High-value zero days like what you're describing would not get wasted on stealing bank information from random working schlubs like us.
I think it is a reasonable approach to personal information security to focus on ensuring that you are robust to families of exploits which have concrete proof of concept in practice, and not wasting calories worrying about stuff that is (for the time being) mostly theoretical.
This advice obviously does not apply if you are protecting valuable corporate IP, or a repository of personal information, or god forbid national security secrets.
Oh, definitely - it wouldn't be used for trivial things like that, at least not for quite a while.
[Edit: hopefully having better mitigations in hardware by then]
My comment didn't follow the thread particularly well, I wasn't so much worried about the everyday person - just that this could be weaponized [against someone/thing]
My worry about this really goes as far as... keep the mitigations enabled. That's it.
A lot of people disable them today because they're aren't dangerous today - if nothing else, offering a countering opinion to change that trend.
I feel that exfiltrating memory at a few hundred bytes/sec makes it extremely impractical. You'll be looking for a needle in a haystack. There are easier, faster attacks available. I won't lose sleep over it.
>I feel that exfiltrating memory at a few hundred bytes/sec makes it extremely impractical.
Not at all - you don't sequentially dump all of kernel space - you probabilistically sample it and make guesses of where to look next based on the fingerprints you already have seen. It takes not long at all to find useful stuff.
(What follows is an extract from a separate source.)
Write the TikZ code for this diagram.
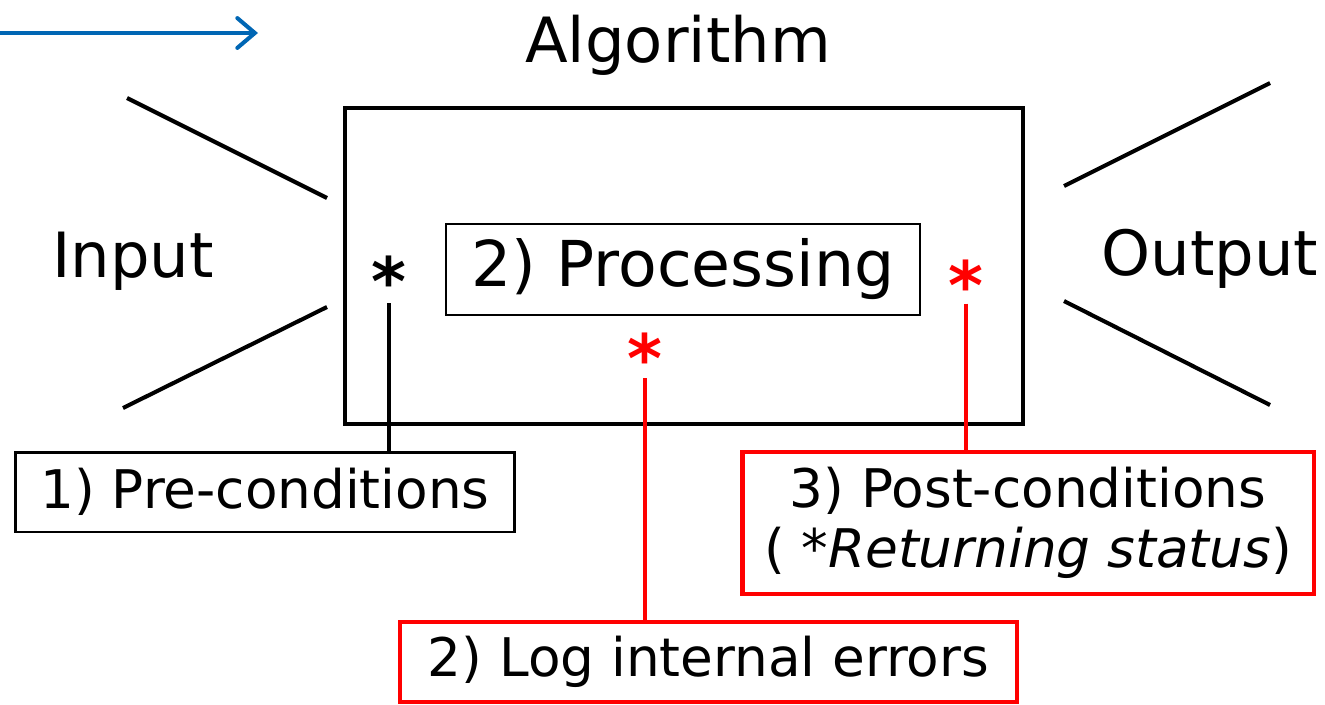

Find a block that matches a known library? Ok, that entire section is known. Find a page table? Golden - you quickly walk it and you now know how everything else is laid out. Find any of zillions of known structures? Now you can walk those nicely.
I've written code to do kernel reconstruction over the PCI bus from an external security monitor - it's not hard or slow to reconstruct all of memory efficiently and without having to sample much simply by using tricks like these.
It's just like playing Battleship, except you can do it much more accurately with perfect knowledge of probabilities.
Having access to a PCI bus is a bit different than what we're talking about here. Explain to me how are you going to "quickly" walk a page table or other known data structure if you don't have direct control over what you can read?
Their paper states "RETBLEED can leak arbitrary kernel data from an unprivileged process with all the mitigations up on various Intel and AMD systems." They control the branch target buffer so can point to whatever they want.
> I feel that exfiltrating memory at a few hundred bytes/sec makes it extremely impractical. You'll be looking for a needle in a haystack.
Do you seriously trust it to be like looking for a needle in a haystack? That haystack becomes much much smaller if you know where to look. An excellent adversary would know a lot about kernel memory and what data to get.
Grab a few bytes for a pointer... grab a few more bytes for another pointer offset from the first... just a few pointers and now you're at the secret storage arena. A few hundred bytes/sec is just a few hundred bytes/sec away from gaining sensitive information.
That assumes you have direct control over which addresses you can read, which is far from true in the scenario of most concern (JS running in the browser). It is at best like listening to the conversation of some people walking by, with a ton of background noise, and hoping you'll hear enough to make sense of it.
Haha, speaking of Linus’s carefree attitude towards leaving dangerous things unattended because they are not imminently threatening”, this is an opportune moment to point out that AMD has a series of unpatched vulnerabilities (Take-A-Way and PREFETCH, both by Moritz Lipp of Spectre/Meltdown fame) that leak kernel page table mappings as well, unless you enable KPTI, which AMD continues to push as off-by-default due to performance impact.
So on an AMD system you indeed know exactly where to look to get into kernel memory. The processor will just tell you where to look.
Suppose you know that data of interest is at address X. Now how do you propose actually reading that specific address from e.g. JS running in a browser? IMHO having that much knowledge of the system you're attacking means you're not likely to need the side-channel anyway.
It's just like traditional kernel exploitation. Say you have a classic relative kernel read due to an out of bounds read from a heap object. How do you read secrets that way? Well, you leak the ASLR slide, find a relevant global, and start pointer chasing until you reach the object you want. Doing this with speculative reads is just the same as with a regular kernel bug except that now it's slow. Like, legitimately, there are some off the shelf kernel exploitation kits that let you swap in an implementation for read functions and then they'll work straight away whether or not the read is coming from speculative means or a classic bug.
I won't either to be honest. These are certainly of the 'stars must align' category [today], I just find them interesting.
The speed comes down to time, again - either more efficient methods could be developed (perhaps in combination with other seemingly not-of-interest vulns) or simply by hardware getting even faster.
It also assumes an attacker never gets lucky, or perhaps knows something neither of us do.
I'm not sure I'd use the death/dying of Moore's Law as a mitigation strategy :P
The people wanting to make it practical certainly won't use something as crude and slow as Spectre or Meltdown or this. They just own your entire system.